Not World Book Night books, but a passed on present from my mother-in-law. She was given Nigella Lawson's Kitchen for Christmas but as she now does very little cooking (she will be 90 later this year) and wasn't very interested, she passed it on to me. I've got Nigella's How to Eat: the Pleasures and Principles of Good Food and her How to be a Domestic Goddess: Baking and the Art of Comfort Cooking, both of which I have cooked several recipes from. Although I've dipped into the other titles she's produced, I wasn't tempted to buy them. I was interested to see this latest title but have found it a little disappointing, as it has quite a lot of cake recipes, which I'm now not so interested in cooking. However if I were setting up a kitchen for the first time, the section at the beginning which tells the reader how to just that would be very helpful. One thing I dislike about modern cookery books is their sheer size and weight, which makes them impossible to read in bed. One very useful aspect of this book, however, is the notes which tell you if the dish can be made ahead or frozen, and the what to do with leftovers sections for some dishes are also excellent.

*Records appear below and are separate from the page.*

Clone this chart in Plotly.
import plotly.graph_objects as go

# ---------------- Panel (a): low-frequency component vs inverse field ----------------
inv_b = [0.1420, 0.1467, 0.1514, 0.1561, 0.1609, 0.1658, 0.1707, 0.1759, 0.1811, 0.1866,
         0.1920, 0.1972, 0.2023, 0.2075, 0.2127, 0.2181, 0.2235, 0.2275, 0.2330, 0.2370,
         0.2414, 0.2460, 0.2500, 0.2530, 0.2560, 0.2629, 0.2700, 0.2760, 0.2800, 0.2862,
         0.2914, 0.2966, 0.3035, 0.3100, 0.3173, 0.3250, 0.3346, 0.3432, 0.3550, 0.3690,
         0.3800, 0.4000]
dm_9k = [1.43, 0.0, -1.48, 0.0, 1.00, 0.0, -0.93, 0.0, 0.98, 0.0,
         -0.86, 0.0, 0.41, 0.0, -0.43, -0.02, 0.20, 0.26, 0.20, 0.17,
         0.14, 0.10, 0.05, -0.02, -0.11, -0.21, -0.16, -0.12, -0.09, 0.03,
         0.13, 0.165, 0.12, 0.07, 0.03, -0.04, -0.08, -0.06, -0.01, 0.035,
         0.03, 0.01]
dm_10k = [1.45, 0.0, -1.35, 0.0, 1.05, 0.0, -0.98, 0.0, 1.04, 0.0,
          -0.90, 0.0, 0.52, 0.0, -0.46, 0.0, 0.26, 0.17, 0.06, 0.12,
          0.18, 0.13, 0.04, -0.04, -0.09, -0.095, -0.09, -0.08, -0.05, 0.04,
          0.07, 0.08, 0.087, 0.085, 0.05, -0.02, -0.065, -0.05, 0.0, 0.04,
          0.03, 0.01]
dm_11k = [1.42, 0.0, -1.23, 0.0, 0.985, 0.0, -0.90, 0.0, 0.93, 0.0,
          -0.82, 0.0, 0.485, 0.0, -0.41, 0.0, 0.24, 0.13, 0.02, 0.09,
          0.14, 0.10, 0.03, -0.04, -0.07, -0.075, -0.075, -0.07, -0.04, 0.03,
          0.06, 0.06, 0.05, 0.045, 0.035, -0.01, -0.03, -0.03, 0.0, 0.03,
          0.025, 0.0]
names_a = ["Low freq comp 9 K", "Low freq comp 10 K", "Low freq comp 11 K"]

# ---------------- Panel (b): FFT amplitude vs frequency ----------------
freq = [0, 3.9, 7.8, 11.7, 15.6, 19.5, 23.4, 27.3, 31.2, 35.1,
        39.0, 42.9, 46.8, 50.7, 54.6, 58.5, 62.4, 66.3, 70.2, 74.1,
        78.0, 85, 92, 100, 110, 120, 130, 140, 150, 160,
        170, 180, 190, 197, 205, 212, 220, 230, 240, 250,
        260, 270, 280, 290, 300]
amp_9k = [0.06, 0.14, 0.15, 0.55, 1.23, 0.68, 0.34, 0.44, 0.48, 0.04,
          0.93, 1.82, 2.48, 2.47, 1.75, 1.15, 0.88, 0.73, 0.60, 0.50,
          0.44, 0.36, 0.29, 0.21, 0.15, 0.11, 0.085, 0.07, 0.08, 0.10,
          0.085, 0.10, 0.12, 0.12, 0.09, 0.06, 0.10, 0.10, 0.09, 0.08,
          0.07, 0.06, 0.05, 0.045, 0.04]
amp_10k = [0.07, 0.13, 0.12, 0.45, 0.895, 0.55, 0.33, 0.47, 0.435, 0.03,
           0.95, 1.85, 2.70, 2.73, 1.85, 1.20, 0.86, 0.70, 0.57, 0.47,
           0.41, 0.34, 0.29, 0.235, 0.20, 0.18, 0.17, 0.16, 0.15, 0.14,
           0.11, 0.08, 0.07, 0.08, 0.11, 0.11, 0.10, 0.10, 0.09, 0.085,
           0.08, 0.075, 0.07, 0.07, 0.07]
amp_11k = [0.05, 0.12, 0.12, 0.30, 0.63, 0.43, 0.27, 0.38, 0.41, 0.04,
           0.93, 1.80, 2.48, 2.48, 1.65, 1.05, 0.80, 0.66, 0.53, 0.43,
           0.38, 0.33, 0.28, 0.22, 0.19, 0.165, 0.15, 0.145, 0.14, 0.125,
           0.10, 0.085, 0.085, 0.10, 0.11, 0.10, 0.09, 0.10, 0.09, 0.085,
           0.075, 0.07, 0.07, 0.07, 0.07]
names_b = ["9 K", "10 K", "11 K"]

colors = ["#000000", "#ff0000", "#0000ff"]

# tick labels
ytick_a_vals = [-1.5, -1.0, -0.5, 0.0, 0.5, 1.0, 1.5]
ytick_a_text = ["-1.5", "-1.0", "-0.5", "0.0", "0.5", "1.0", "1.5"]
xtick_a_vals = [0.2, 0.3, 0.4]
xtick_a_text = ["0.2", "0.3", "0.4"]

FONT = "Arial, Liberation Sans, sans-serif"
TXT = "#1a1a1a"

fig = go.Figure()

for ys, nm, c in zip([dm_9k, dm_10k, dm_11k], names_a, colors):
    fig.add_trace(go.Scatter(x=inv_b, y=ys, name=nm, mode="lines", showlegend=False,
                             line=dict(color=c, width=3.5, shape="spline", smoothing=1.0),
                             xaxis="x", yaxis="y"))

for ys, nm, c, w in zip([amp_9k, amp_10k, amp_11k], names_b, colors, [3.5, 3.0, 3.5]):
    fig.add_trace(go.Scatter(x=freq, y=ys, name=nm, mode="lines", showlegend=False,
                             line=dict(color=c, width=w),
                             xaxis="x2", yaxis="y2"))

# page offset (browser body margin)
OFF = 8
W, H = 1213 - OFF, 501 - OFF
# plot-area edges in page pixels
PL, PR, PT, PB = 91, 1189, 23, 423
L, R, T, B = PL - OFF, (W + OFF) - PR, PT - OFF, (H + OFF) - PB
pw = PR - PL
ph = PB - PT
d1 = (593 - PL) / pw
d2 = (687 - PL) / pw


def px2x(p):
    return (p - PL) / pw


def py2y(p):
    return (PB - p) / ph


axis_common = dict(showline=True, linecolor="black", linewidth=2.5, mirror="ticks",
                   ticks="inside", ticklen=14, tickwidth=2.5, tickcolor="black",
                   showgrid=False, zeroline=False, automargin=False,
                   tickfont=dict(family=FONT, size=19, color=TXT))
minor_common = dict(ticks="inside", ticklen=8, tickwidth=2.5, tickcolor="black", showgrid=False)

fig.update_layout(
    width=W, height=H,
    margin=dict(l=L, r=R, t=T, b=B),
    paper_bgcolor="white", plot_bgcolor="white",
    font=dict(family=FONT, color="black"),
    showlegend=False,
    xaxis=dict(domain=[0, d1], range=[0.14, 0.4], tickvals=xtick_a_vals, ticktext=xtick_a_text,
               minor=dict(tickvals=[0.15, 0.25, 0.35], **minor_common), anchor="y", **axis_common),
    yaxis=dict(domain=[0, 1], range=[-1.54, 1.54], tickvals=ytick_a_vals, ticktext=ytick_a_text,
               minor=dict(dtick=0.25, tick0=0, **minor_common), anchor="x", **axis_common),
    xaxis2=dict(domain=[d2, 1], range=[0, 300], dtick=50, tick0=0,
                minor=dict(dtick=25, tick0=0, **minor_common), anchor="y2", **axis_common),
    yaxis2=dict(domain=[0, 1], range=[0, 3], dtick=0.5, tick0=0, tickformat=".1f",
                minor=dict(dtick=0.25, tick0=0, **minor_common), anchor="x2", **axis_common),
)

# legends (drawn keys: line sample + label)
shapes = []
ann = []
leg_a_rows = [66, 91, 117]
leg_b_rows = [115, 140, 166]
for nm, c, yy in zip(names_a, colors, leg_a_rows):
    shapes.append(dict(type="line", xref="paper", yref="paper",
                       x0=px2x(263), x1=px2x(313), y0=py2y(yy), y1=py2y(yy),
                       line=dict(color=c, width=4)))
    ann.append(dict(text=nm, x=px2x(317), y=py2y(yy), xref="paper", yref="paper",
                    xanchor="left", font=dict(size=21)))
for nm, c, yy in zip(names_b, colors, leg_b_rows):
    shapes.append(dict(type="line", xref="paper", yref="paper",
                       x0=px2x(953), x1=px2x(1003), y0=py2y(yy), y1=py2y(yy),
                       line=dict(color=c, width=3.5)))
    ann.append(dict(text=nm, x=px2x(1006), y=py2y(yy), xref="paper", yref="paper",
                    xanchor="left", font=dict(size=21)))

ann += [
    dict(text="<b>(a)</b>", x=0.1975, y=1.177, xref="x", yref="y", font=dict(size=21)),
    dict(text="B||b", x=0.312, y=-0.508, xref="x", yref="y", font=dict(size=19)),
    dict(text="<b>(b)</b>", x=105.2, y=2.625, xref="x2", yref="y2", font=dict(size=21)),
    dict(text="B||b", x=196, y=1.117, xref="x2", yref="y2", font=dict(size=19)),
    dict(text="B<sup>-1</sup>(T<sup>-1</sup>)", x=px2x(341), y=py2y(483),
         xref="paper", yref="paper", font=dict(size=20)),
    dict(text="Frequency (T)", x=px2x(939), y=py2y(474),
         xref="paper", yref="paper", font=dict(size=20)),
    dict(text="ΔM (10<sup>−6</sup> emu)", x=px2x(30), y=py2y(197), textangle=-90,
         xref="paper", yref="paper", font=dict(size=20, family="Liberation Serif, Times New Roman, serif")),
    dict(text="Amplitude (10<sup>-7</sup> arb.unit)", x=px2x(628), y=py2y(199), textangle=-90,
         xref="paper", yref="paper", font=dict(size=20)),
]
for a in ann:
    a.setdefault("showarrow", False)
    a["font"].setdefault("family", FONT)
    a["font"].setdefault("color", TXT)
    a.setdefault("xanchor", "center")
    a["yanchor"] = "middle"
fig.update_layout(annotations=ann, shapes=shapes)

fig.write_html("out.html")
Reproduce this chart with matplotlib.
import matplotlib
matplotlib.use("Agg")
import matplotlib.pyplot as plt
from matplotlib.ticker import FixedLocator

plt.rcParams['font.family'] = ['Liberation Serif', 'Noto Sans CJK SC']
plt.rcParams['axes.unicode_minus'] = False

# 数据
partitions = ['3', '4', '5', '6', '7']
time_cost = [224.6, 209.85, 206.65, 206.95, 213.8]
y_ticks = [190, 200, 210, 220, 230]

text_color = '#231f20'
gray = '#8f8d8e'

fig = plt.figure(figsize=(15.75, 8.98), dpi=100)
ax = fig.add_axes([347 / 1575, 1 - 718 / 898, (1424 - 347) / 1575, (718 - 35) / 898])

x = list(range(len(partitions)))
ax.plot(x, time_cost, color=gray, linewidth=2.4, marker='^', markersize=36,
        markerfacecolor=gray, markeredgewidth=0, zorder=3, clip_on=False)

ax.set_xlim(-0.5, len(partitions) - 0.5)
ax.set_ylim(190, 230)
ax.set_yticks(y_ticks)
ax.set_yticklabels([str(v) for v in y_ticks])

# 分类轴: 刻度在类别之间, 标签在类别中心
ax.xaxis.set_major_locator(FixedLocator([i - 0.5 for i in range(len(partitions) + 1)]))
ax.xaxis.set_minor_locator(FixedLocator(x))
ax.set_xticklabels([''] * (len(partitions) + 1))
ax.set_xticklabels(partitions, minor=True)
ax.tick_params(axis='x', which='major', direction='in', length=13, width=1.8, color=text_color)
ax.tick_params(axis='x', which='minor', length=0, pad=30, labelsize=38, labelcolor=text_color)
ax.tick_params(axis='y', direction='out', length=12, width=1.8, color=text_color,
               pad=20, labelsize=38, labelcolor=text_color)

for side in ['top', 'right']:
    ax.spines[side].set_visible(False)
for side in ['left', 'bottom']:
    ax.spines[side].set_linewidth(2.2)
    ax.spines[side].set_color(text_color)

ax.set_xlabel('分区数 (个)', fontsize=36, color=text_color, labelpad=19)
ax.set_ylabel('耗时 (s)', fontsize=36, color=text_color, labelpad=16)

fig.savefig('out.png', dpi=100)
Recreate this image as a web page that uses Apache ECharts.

The other free book I received yesterday was Antonia Fraser's Must You Go, the story of her marriage to Harold Pinter. I've read an extract of this in NewBooks magazine and various reviews, so am looking forward to reading one of the great love stories of our age.
I was given a World book Night book - Seamus Heaney's New Selected Poems, 1966-1987- by a friend who was giving them out at her local library. I'm not familiar with his poetry, so am looking forward to becoming acquainted with it.